→ **Task details**:
Search the listing for "React" and copy every line where it appears.

→ **Dataset excerpt**:
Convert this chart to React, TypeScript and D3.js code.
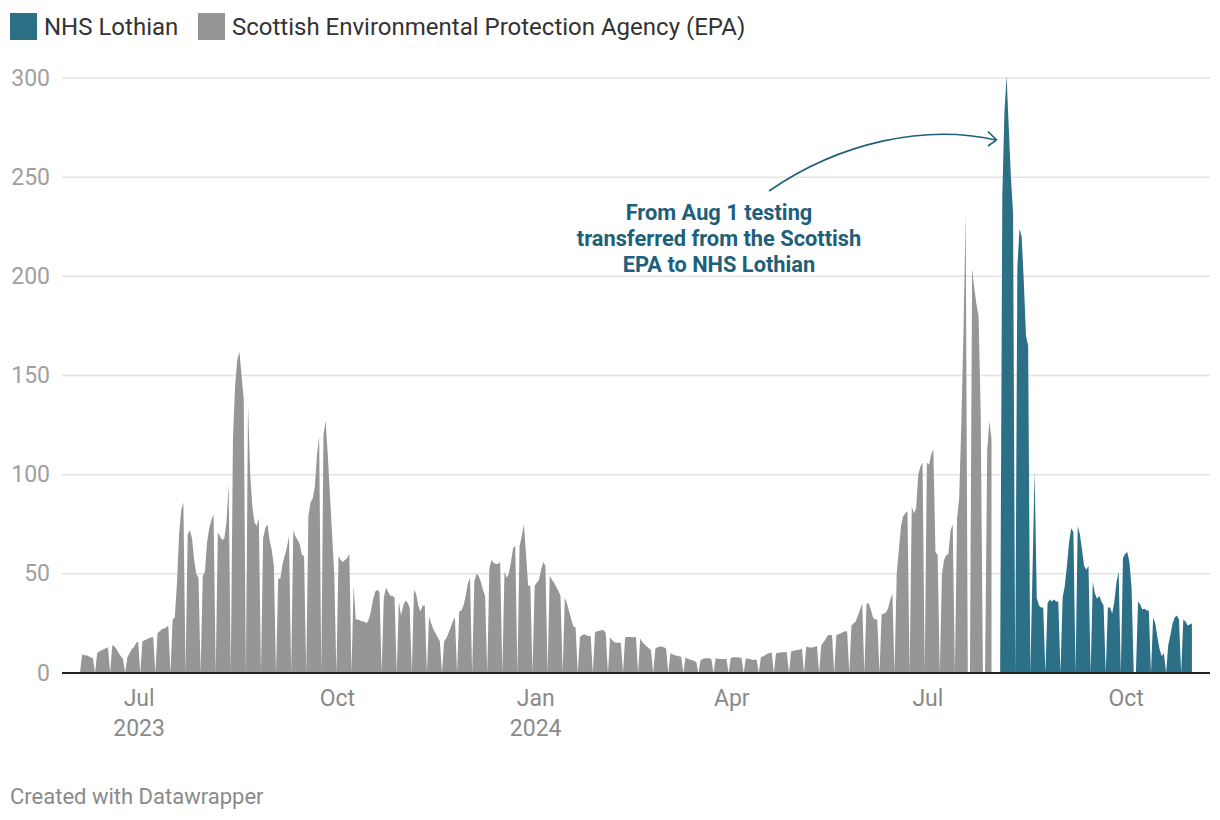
import React from "react";
import * as d3 from "d3";

// First Monday of the EPA series and of the NHS Lothian series
const epaStart = "2023-06-05";
const nhsStart = "2024-08-05";

// Daily values, one row per week (Mon..Sun); 0 = no sample that day
const epaWeeks: number[][] = [
  [9.5, 9, 9, 8.5, 8, 7.5, 0],
  [10, 11, 11.5, 12, 12.5, 13, 0],
  [14, 13.5, 12, 10, 8.5, 7, 0],
  [8, 10, 12, 13, 15, 16, 0],
  [16, 16.5, 17, 17.5, 18, 18, 0],
  [20, 21, 22, 22.5, 23, 24, 0],
  [27, 28, 45, 70, 82, 86, 0],
  [70, 72, 68, 57, 50, 48, 0],
  [49, 51, 66, 73, 77, 80, 0],
  [71, 69, 67, 68, 76, 95, 0],
  [118, 145, 158, 162, 150, 138, 0],
  [135, 100, 84, 76, 74, 78, 0],
  [68, 73, 75, 67, 62, 54, 0],
  [47.5, 47.7, 55, 59, 63, 69, 0],
  [72, 69, 67, 65, 59.5, 59, 0],
  [79, 86, 88, 94, 110, 119, 0],
  [120, 127, 110, 90, 70, 50, 0],
  [59, 57, 56, 57, 58, 60, 0],
  [44, 27, 27, 26.5, 26, 26, 25],
  [27, 31, 37, 41, 42, 41, 0],
  [38, 43, 41, 39, 39, 38, 0],
  [36, 29, 34, 36.5, 35.5, 33, 0],
  [42, 40, 34, 31, 34, 34, 0],
  [28.5, 25, 22, 20, 18, 16, 0],
  [16, 17.5, 20, 23, 26, 28, 0],
  [31, 31.5, 34, 39, 45, 48, 0],
  [46, 50, 49, 46, 42, 39, 0],
  [53, 57, 55.5, 55, 55, 56, 0],
  [51, 48, 50, 56, 63, 64, 0],
  [64, 69, 75, 60, 44, 44, 0],
  [44, 45.5, 47, 52, 56, 54, 0],
  [49, 47, 45.5, 43.5, 41.5, 39, 0],
  [38, 35, 31, 27, 23.5, 23, 0],
  [18, 19, 19.5, 19, 18.7, 18.5, 0],
  [20.5, 21, 21.3, 21.5, 21.7, 20, 0],
  [18, 16.5, 15.5, 15.3, 15.3, 15.3, 0],
  [18, 18.2, 18.3, 18, 18, 18.3, 0],
  [17.5, 15.5, 14.5, 13.3, 12.5, 11.5, 0],
  [12.4, 13, 13.3, 13.3, 13, 12.4, 0],
  [10, 9.5, 9, 8.7, 8.5, 8.2, 0],
  [8, 7.2, 6.8, 6.5, 6, 5.5, 0],
  [6.5, 7, 7.5, 7.5, 7.4, 7, 0],
  [7.4, 7.2, 7, 7, 7, 7.2, 0],
  [7.5, 8, 8, 8, 7.8, 7.4, 0],
  [7.4, 7.2, 7, 6.6, 6.7, 6.8, 0],
  [8, 8.5, 9, 9.7, 10.1, 10.3, 0],
  [10, 10.2, 10.3, 10.4, 10.5, 10.6, 0],
  [10.8, 11.2, 11.5, 11.6, 11.8, 12.3, 0],
  [13.3, 13, 12.8, 12.8, 13.2, 13.6, 0],
  [14, 15.5, 17, 19, 19.1, 19.2, 0],
  [19, 19.5, 20, 20.5, 21, 21, 0],
  [24, 25, 26, 29, 32, 35, 0],
  [35, 35, 32, 28, 27, 27, 0],
  [29.5, 30, 30.5, 32.5, 37, 40, 0],
  [50, 62, 74, 79, 80.5, 81.5, 0],
  [84, 80.5, 83, 100, 104, 106, 0],
  [106, 105, 110, 113, 61, 59.5, 0],
  [50, 57, 59.5, 60, 72, 75, 0],
  [78, 88, 126, 172, 232, 0, 0],
  [204, 194, 186, 180, 130, 0, 0],
  [112, 127, 118],
];

const nhsWeeks: number[][] = [
  [240, 283, 301, 275, 250, 232, 0],
  [205, 224, 220, 197, 170, 165, 0],
  [50, 102, 38, 34, 33, 33, 0],
  [35, 37, 36, 37, 36, 36, 0],
  [38, 44, 54, 66, 73, 71, 0],
  [74, 70, 62, 54, 52, 54, 0],
  [46, 40, 37.5, 39, 36, 34, 0],
  [33, 33, 30, 36, 46, 51, 0],
  [58, 60, 61, 56, 43, 0, 0],
  [36, 34.5, 32, 32.4, 31.5, 31.5, 0],
  [28, 25, 18, 12, 8.5, 10, 0],
  [14, 19, 25, 28, 29, 27, 0],
  [27, 26, 24, 24.5, 25],
];

const seriesNames = ["NHS Lothian", "Scottish Environmental Protection Agency (EPA)"];
const seriesColors = ["#2c7088", "#969696"];

const yTicks = [0, 50, 100, 150, 200, 250, 300];
const xTickDates = ["2023-07-01", "2023-10-01", "2024-01-01", "2024-04-01", "2024-07-01", "2024-10-01"];
const xTickMonths = ["Jul", "Oct", "Jan", "Apr", "Jul", "Oct"];
const xTickYears = ["2023", "", "2024", "", "", ""];

const annotationLines = ["From Aug 1 testing", "transferred from the Scottish", "EPA to NHS Lothian"];
const footer = "Created with Datawrapper";

const parse = d3.timeParse("%Y-%m-%d");

type Pt = { date: Date; v: number };

function buildSeries(startStr: string, weeks: number[][]): Pt[] {
  const start = parse(startStr) as Date;
  const pts: Pt[] = [{ date: d3.timeDay.offset(start, -1), v: 0 }];
  weeks.forEach((row, w) =>
    row.forEach((v, d) => pts.push({ date: d3.timeDay.offset(start, w * 7 + d), v }))
  );
  return pts;
}

export default function App() {
  const W = 1220;
  const H = 820;
  const left = 62;
  const right = 1210;
  const d0 = parse("2023-06-05") as Date;
  const d1 = parse("2024-11-01") as Date;
  const x = d3.scaleTime().domain([d0, d1]).range([82.1, 82.1 + 515 * 2.155]);
  const y = d3.scaleLinear().domain([0, 300]).range([673, 78]);

  const epa = buildSeries(epaStart, epaWeeks);
  const nhs = buildSeries(nhsStart, nhsWeeks);

  const area = d3
    .area<Pt>()
    .x((d) => x(d.date))
    .y0(y(0))
    .y1((d) => y(d.v))
    .curve(d3.curveLinear);

  const teal = "#1d6079";
  const font = "Roboto, 'Noto Sans', sans-serif";

  return (
    <svg
      width={W}
      height={H}
      viewBox={`0 0 ${W} ${H}`}
      style={{ position: "absolute", left: 0, top: 0, background: "#fff" }}
      fontFamily={font}
    >
      {/* legend */}
      <rect x={10} y={13} width={27} height={27} fill={seriesColors[0]} />
      <text x={44} y={35} fontSize={24} fill="#333">
        {seriesNames[0]}
      </text>
      <rect x={198} y={13} width={27} height={27} fill={seriesColors[1]} />
      <text x={232} y={35} fontSize={24} fill="#333">
        {seriesNames[1]}
      </text>

      {/* grid */}
      {yTicks.map((t) => (
        <g key={t}>
          {t > 0 && (
            <line x1={left} x2={right} y1={y(t)} y2={y(t)} stroke="#e3e3e3" strokeWidth={1.5} />
          )}
          <text
            x={50}
            y={y(t)}
            textAnchor="end"
            dominantBaseline="central"
            fontSize={23}
            fill="#a0a0a0"
          >
            {t}
          </text>
        </g>
      ))}

      {/* areas */}
      <path d={area(epa) || ""} fill={seriesColors[1]} />
      <path d={area(nhs) || ""} fill={seriesColors[0]} />

      {/* baseline */}
      <line x1={left} x2={right} y1={y(0)} y2={y(0)} stroke="#222" strokeWidth={2} />

      {/* x ticks */}
      {xTickDates.map((ds, i) => {
        const xx = x(parse(ds) as Date) + 1;
        return (
          <g key={ds}>
            <text x={xx} y={706} textAnchor="middle" fontSize={23} fill="#8a8a8a">
              {xTickMonths[i]}
            </text>
            {xTickYears[i] && (
              <text x={xx} y={736} textAnchor="middle" fontSize={23} fill="#8a8a8a">
                {xTickYears[i]}
              </text>
            )}
          </g>
        );
      })}

      {/* annotation */}
      {annotationLines.map((l, i) => (
        <text
          key={i}
          x={719}
          y={220 + i * 26}
          textAnchor="middle"
          fontSize={21.8}
          fontWeight={700}
          fill={teal}
        >
          {l}
        </text>
      ))}
      <path
        d="M769,191 C840,142 925,124 996,140"
        fill="none"
        stroke={teal}
        strokeWidth={1.6}
      />
      <path
        d="M988,131.5 L996.5,140 L988,146"
        fill="none"
        stroke={teal}
        strokeWidth={1.6}
      />

      {/* footer */}
      <text x={10} y={804} fontSize={22} fill="#8a8a8a">
        {footer}
      </text>
    </svg>
  );
}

→ **Exercise solution**:
Convert this chart to React, TypeScript and D3.js code.
import React from "react";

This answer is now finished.